Omit every picture, and retype the lines that run from the beginning of the data below through the line containing "const yMaxMbps = 0;", inclusive.

## START

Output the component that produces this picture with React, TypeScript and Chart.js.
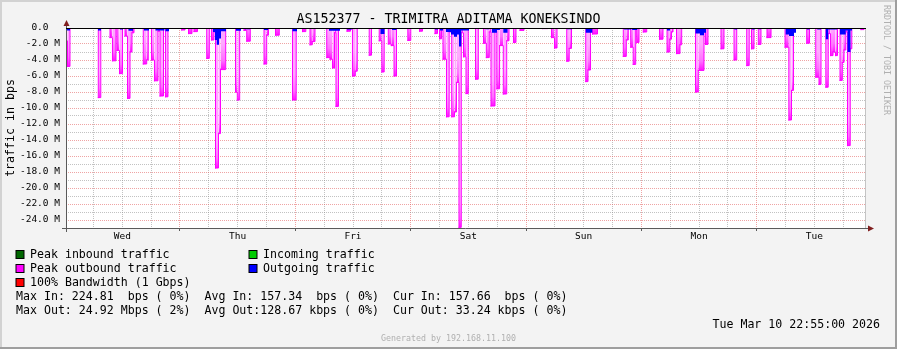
import React, { useEffect, useRef } from 'react';
import { Chart, registerables } from 'chart.js';

Chart.register(...registerables);

const FONT = '"DejaVu Sans Mono", monospace';

const chartTitle = 'AS152377 - TRIMITRA ADITAMA KONEKSINDO';
const yAxisTitle = 'traffic in bps';
const dayNames = ['Wed', 'Thu', 'Fri', 'Sat', 'Sun', 'Mon', 'Tue'];
const gridHoursOfDay = [0, 6, 12, 18];
const xStartHour = 0.28;
const xEndHour = 166.74;
const yMinMbps = -25;
const yMaxMbps = 0;

// Peak outbound traffic (Mbps), step values starting at each hour (hours since Wed 00:00)
const peakOutHours = [
  0.28, 0.59, 1.11, 7.0, 7.52, 9.43, 9.95, 10.68, 10.89, 11.41, 12.04,
  12.56, 13.08, 13.6, 14.01, 14.43, 16.36, 17.07, 17.4, 18.07, 18.69, 19.42, 19.84, 20.57,
  20.98, 21.5, 24.35, 25.04, 25.77, 26.5, 26.91, 27.64, 29.56, 30.1,
  30.55, 31.07, 31.39, 32.01, 32.43, 33.51, 35.55, 35.92, 36.42, 37.32, 37.88, 38.63,
  41.48, 42.04, 42.41, 43.87, 44.66, 47.41, 48.18, 49.49, 50.18, 51.05, 51.53, 52.09,
  54.53, 55.21, 55.73, 56.15, 56.46, 56.98, 58.75, 59.48, 59.89, 60.48, 60.89,
  63.37, 63.85, 65.45, 65.99, 66.49, 67.34, 67.97, 68.53, 69.05, 71.4, 72.02,
  73.84, 74.46, 77.06, 77.58, 78.0, 78.41,
  78.72, 79.45, 80.01, 80.53, 81.12, 81.53, 82.05, 82.53, 82.99, 83.51, 83.99,
  85.49, 86.07, 87.15, 87.74, 88.36, 88.71, 89.54, 89.92, 90.5, 91.27, 91.98, 92.46,
  93.39, 93.91, 94.75, 95.58, 99.43, 100.57, 101.3, 101.93, 102.45,
  104.47, 104.99, 105.46, 108.42, 108.9, 109.42, 109.83, 110.87,
  116.24, 116.87, 117.28, 117.78, 118.3, 118.82, 119.03, 119.51, 120.4, 121.11,
  123.77, 124.5, 125.34, 125.92, 126.27, 126.58, 127.31, 128.04, 128.39,
  131.26, 131.85, 133.03, 133.35, 133.86, 136.57, 137.19, 139.28, 139.84,
  141.92, 142.44, 142.92, 143.44, 144.33, 144.89, 146.14, 146.98,
  149.89, 150.68, 151.24, 151.66, 154.4, 154.99, 156.28, 156.96, 157.38,
  158.38, 158.88, 159.36, 159.88, 160.4, 160.81,
  161.33, 161.81, 162.17, 162.54, 162.89, 163.46, 163.79, 165.7, 166.33,
];
const peakOutMbps = [
  1.6, 4.8, 0, 8.7, 0, 1.2, 4.1, 0, 2.8, 5.7, 0,
  1.0, 8.8, 3.0, 0.6, 0, 4.5, 4.0, 0, 4.0, 6.6, 0.4, 8.5, 0,
  8.6, 0, 0.25, 0, 0.7, 0, 0.45, 0, 3.8, 0,
  1.5, 0.5, 17.5, 13.2, 5.2, 0, 8.0, 9.0, 0, 0.3, 1.65, 0,
  4.5, 0.9, 0, 0.9, 0, 9.0, 0, 0.45, 0, 2.1, 1.7, 0,
  3.7, 3.9, 5.0, 0.6, 9.8, 0, 0.4, 0, 6.0, 5.4, 0,
  3.4, 0, 1.6, 5.5, 0, 2.0, 2.2, 6.0, 0, 1.55, 0,
  0.4, 0, 0.7, 0, 1.35, 0,
  3.9, 11.1, 0.5, 11.1, 10.5, 6.8, 24.92, 0.6, 3.6, 8.2, 0,
  6.4, 0, 1.9, 3.7, 0.5, 9.75, 0.4, 7.6, 2.2, 8.25, 1.6, 0,
  1.8, 0, 0.3, 0, 0.08, 0, 1.2, 2.5, 0,
  4.15, 2.55, 0, 6.7, 5.25, 0, 0.75, 0,
  3.55, 1.5, 0, 2.4, 4.55, 0, 1.8, 0, 0.5, 0,
  1.4, 0, 3.0, 1.4, 0.5, 0, 3.2, 2.1, 0,
  8.0, 5.3, 0, 2.05, 0, 2.6, 0, 4.0, 0,
  4.7, 0, 2.6, 0, 2.05, 0, 1.2, 0,
  2.4, 11.5, 7.8, 0, 1.9, 0, 6.15, 7.05, 0,
  7.4, 0.7, 3.45, 3.0, 3.45, 0,
  6.55, 4.3, 2.75, 0.5, 14.7, 2.6, 0, 0.2, 0,
];

// Outgoing traffic (Mbps)
const avgOutHours = [
  0.38, 1.11, 6.94, 7.56, 10.06, 10.68, 11.52, 12.14, 13.28, 14.22, 16.51, 17.55,
  18.9, 20.77, 20.98, 21.71, 30.87, 31.28, 31.64, 32.12, 32.53, 33.57,
  35.65, 36.69, 37.53, 38.57, 41.48, 42.31, 47.41, 48.35, 49.49, 50.22,
  55.0, 57.29, 58.75, 59.79, 63.33, 63.85, 65.72, 66.55, 68.11, 69.05,
  77.06, 77.68, 78.1, 78.72, 79.35, 80.39, 81.01, 81.64, 82.05, 82.53, 84.14,
  87.6, 88.28, 88.91, 89.95, 90.57, 91.27, 92.15, 104.53, 105.57, 108.42, 109.79,
  116.41, 117.87, 118.08, 119.12, 125.34, 125.97, 127.42, 128.25,
  131.26, 132.2, 133.03, 133.45, 136.78, 137.19, 139.38, 139.9, 141.99, 142.4,
  143.03, 143.55, 144.47, 144.89, 150.03, 150.72, 151.76, 152.18,
  154.47, 154.99, 156.59, 157.38, 158.38, 158.88, 160.71,
  161.33, 162.52, 162.89, 163.51, 163.83,
];
const avgOutMbps = [
  0.3, 0, 0.3, 0, 0.12, 0, 0.2, 0, 0.35, 0, 0.3, 0,
  0.3, 0, 0.4, 0, 0.5, 1.5, 2.1, 1.3, 0.4, 0,
  0.35, 0, 0.15, 0, 0.25, 0, 0.4, 0, 0.1, 0,
  0.35, 0, 0.2, 0, 0.1, 0, 0.75, 0, 0.25, 0,
  0.2, 0, 0.3, 0, 0.5, 0.8, 1.1, 0.8, 2.3, 0.3, 0,
  0.15, 0, 0.6, 0.25, 0, 0.6, 0, 0.15, 0, 0.6, 0,
  0.2, 0.1, 0.25, 0, 0.3, 0, 0.1, 0,
  0.7, 0.9, 0.6, 0, 0.1, 0, 0.2, 0, 0.1, 0,
  0.2, 0, 0.15, 0, 0.8, 1.0, 0.6, 0,
  0.2, 0, 0.2, 0, 1.4, 0.2, 0,
  0.8, 0.3, 3.0, 0.3, 0,
];

const legendLabels = ['Peak inbound traffic', 'Incoming traffic', 'Peak outbound traffic', 'Outgoing traffic', '100% Bandwidth (1 Gbps)'];
const legendColors = ['#006600', '#00cc00', '#ff00ff', '#0000ff', '#ff0000'];
const statLines = [
  'Max In: 224.81  bps ( 0%)  Avg In: 157.34  bps ( 0%)  Cur In: 157.66  bps ( 0%)',
  'Max Out: 24.92 Mbps ( 2%)  Avg Out:128.67 kbps ( 0%)  Cur Out: 33.24 kbps ( 0%)',
];
const dateText = 'Tue Mar 10 22:55:00 2026';
const watermarkText = 'RRDTOOL / TOBI OETIKER';
const generatedText = 'Generated by 192.168.11.100';

const MAJOR = 'rgba(225,90,90,0.55)';
const MINOR = 'rgba(143,143,143,0.55)';

const xGridHours: number[] = [];
dayNames.forEach((_, d) => gridHoursOfDay.forEach((q) => {
  const h = d * 24 + q;
  if (h > xStartHour && h < xEndHour) xGridHours.push(h);
}));
const yGridMbps: number[] = [];
for (let m = yMinMbps; m <= yMaxMbps; m++) yGridMbps.push(m);

const rrdPlugin = {
  id: 'rrdDecor',
  beforeDraw(chart: any) {
    const { ctx, chartArea: a, width, height } = chart;
    ctx.save();
    ctx.fillStyle = '#f3f3f3';
    ctx.fillRect(0, 0, width, height);
    ctx.fillStyle = '#d2d2d2';
    ctx.fillRect(0, 0, width, 2);
    ctx.fillRect(0, 0, 2, height);
    ctx.fillStyle = '#9e9e9e';
    ctx.fillRect(0, height - 2, width, 2);
    ctx.fillRect(width - 2, 0, 2, height);
    ctx.fillStyle = '#ffffff';
    ctx.fillRect(a.left, a.top, a.right - a.left, a.bottom - a.top);
    ctx.restore();
  },
  afterDatasetsDraw(chart: any) {
    const { ctx, chartArea: a } = chart;
    const y0 = chart.scales.y.getPixelForValue(0);
    ctx.save();
    ctx.lineWidth = 1;
    ctx.strokeStyle = '#c4c4c4';
    ctx.beginPath();
    ctx.moveTo(a.right - 0.5, a.top);
    ctx.lineTo(a.right - 0.5, a.bottom);
    ctx.stroke();
    ctx.strokeStyle = '#5a5a5a';
    ctx.beginPath();
    ctx.moveTo(a.left - 4, a.bottom + 0.5);
    ctx.lineTo(a.right + 3, a.bottom + 0.5);
    ctx.moveTo(a.left + 0.5, a.bottom + 4);
    ctx.lineTo(a.left + 0.5, a.top - 5);
    ctx.stroke();
    ctx.strokeStyle = '#000000';
    ctx.beginPath();
    ctx.moveTo(a.left, y0 + 0.5);
    ctx.lineTo(a.right, y0 + 0.5);
    ctx.stroke();
    ctx.fillStyle = 'rgb(128,31,31)';
    ctx.beginPath();
    ctx.moveTo(a.right + 2, a.bottom - 2.5);
    ctx.lineTo(a.right + 2, a.bottom + 3.5);
    ctx.lineTo(a.right + 8, a.bottom + 0.5);
    ctx.closePath();
    ctx.fill();
    ctx.beginPath();
    ctx.moveTo(a.left - 2.5, a.top - 2);
    ctx.lineTo(a.left + 3.5, a.top - 2);
    ctx.lineTo(a.left + 0.5, a.top - 8);
    ctx.closePath();
    ctx.fill();
    ctx.restore();
  },
  afterDraw(chart: any) {
    const { ctx, width, chartArea: a } = chart;
    ctx.save();
    ctx.fillStyle = '#000';
    ctx.textBaseline = 'middle';
    ctx.font = `13.3px ${FONT}`;
    ctx.textAlign = 'center';
    ctx.fillText(chartTitle, width / 2, 19.5);

    ctx.font = `11.6px ${FONT}`;
    ctx.save();
    ctx.translate(11, (a.top + a.bottom) / 2);
    ctx.rotate(-Math.PI / 2);
    ctx.fillText(yAxisTitle, 0, 0);
    ctx.restore();

    ctx.textAlign = 'left';
    legendLabels.forEach((label, i) => {
      const col = i % 2;
      const row = Math.floor(i / 2);
      const bx = col === 0 ? 16 : 249;
      const cy = 254.5 + row * 14;
      ctx.fillStyle = '#000';
      ctx.fillRect(bx - 0.5, cy - 4.5, 9, 9);
      ctx.fillStyle = legendColors[i];
      ctx.fillRect(bx + 0.5, cy - 3.5, 7, 7);
      ctx.fillStyle = '#000';
      ctx.fillText(label, bx + 14, cy);
    });
    statLines.forEach((s, i) => ctx.fillText(s, 16, 296.5 + i * 14));
    ctx.textAlign = 'right';
    ctx.fillText(dateText, 880, 324.5);

    ctx.fillStyle = '#b0b0b0';
    ctx.font = `8.3px ${FONT}`;
    ctx.textAlign = 'center';
    ctx.fillText(generatedText, width / 2, 339);
    ctx.save();
    ctx.translate(886.5, 60);
    ctx.rotate(Math.PI / 2);
    ctx.fillText(watermarkText, 0, 0);
    ctx.restore();
    ctx.restore();
  },
};

const peakSegmentFill = (c: any) => {
  const y = c.p0.y;
  const g = c.chart.ctx.createLinearGradient(0, y, 0, y - 26);
  g.addColorStop(0, '#ff10ff');
  g.addColorStop(0.35, '#ff70ff');
  g.addColorStop(1, '#ffa8ff');
  return g;
};

export default function App() {
  const ref = useRef<HTMLCanvasElement>(null);
  useEffect(() => {
    document.body.style.margin = '0';
    Chart.defaults.font.family = FONT;
    const canvas = ref.current as HTMLCanvasElement;
    const chart = new Chart(canvas, {
      type: 'line',
      data: {
        datasets: [
          {
            label: 'Outgoing traffic',
            data: avgOutHours.map((h, i) => ({ x: h, y: -avgOutMbps[i] * 1e6 })),
            stepped: true,
            fill: 'origin',
            backgroundColor: '#0000ff',
            borderWidth: 0,
            pointRadius: 0,
          },
          {
            label: 'Peak outbound traffic',
            data: peakOutHours.map((h, i) => ({ x: h, y: -peakOutMbps[i] * 1e6 })),
            stepped: true,
            fill: 'origin',
            backgroundColor: '#ff99ff',
            borderColor: '#ff00ff',
            borderWidth: 1,
            borderCapStyle: 'square',
            pointRadius: 0,
            segment: { backgroundColor: peakSegmentFill },
          },
        ],
      } as any,
      options: {
        animation: false,
        responsive: false,
        devicePixelRatio: 1,
        events: [],
        layout: { padding: { left: 0, top: 28, right: 31, bottom: 0 } },
        plugins: { legend: { display: false }, tooltip: { enabled: false }, title: { display: false } },
        scales: {
          x: {
            type: 'linear',
            min: xStartHour,
            max: xEndHour,
            afterBuildTicks: (s: any) => { s.ticks = xGridHours.map((v) => ({ value: v })); },
            afterFit: (s: any) => { s.height = 121; },
            grid: {
              color: (c: any) => (c.tick && Math.round(c.tick.value) % 24 === 0 ? MAJOR : MINOR),
              lineWidth: 1,
              drawTicks: true,
              tickLength: 3,
              tickColor: (c: any) => (c.tick && Math.round(c.tick.value) % 24 === 0 ? '#5a5a5a' : 'rgba(0,0,0,0)'),
            },
            border: { display: false, dash: [1, 1] },
            ticks: {
              autoSkip: false,
              maxRotation: 0,
              padding: 0,
              color: '#000',
              font: { family: FONT, size: 9.5 },
              callback: (v: any) => {
                const h = Math.round(Number(v));
                return h % 24 === 12 ? dayNames[Math.floor(h / 24)] : '';
              },
            },
          },
          y: {
            type: 'linear',
            min: yMinMbps * 1e6,
            max: yMaxMbps * 1e6,
            afterBuildTicks: (s: any) => { s.ticks = yGridMbps.map((m) => ({ value: m * 1e6 })); },
            afterFit: (s: any) => { s.width = 66; },
            grid: {
              color: (c: any) => (c.tick && Math.round(c.tick.value / 1e6) % 2 === 0 ? MAJOR : MINOR),
              lineWidth: 1,
              drawTicks: false,
            },
            border: { display: false, dash: [1, 1] },
            ticks: {
              autoSkip: false,
              padding: 6,
              color: '#000',
              font: { family: FONT, size: 9.5 },
              callback: (v: any) => {
                const m = Math.round(Number(v) / 1e6);
                if (m % 2 !== 0) return '';
                if (m === 0) return '0.0  ';
                return `${m.toFixed(1)} M`;
              },
            },
          },
        },
      } as any,
      plugins: [rrdPlugin],
    });
    return () => chart.destroy();
  }, []);
  return (
    <div style={{ width: 897, height: 349 }}>
      <canvas ref={ref} width={897} height={349} style={{ display: 'block', width: 897, height: 349 }} />
    </div>
  );
}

## END

SOLUTION TO THE EXERCISE:
Output the component that produces this picture with React, TypeScript and Chart.js.
import React, { useEffect, useRef } from 'react';
import { Chart, registerables } from 'chart.js';

Chart.register(...registerables);

const FONT = '"DejaVu Sans Mono", monospace';

const chartTitle = 'AS152377 - TRIMITRA ADITAMA KONEKSINDO';
const yAxisTitle = 'traffic in bps';
const dayNames = ['Wed', 'Thu', 'Fri', 'Sat', 'Sun', 'Mon', 'Tue'];
const gridHoursOfDay = [0, 6, 12, 18];
const xStartHour = 0.28;
const xEndHour = 166.74;
const yMinMbps = -25;
const yMaxMbps = 0;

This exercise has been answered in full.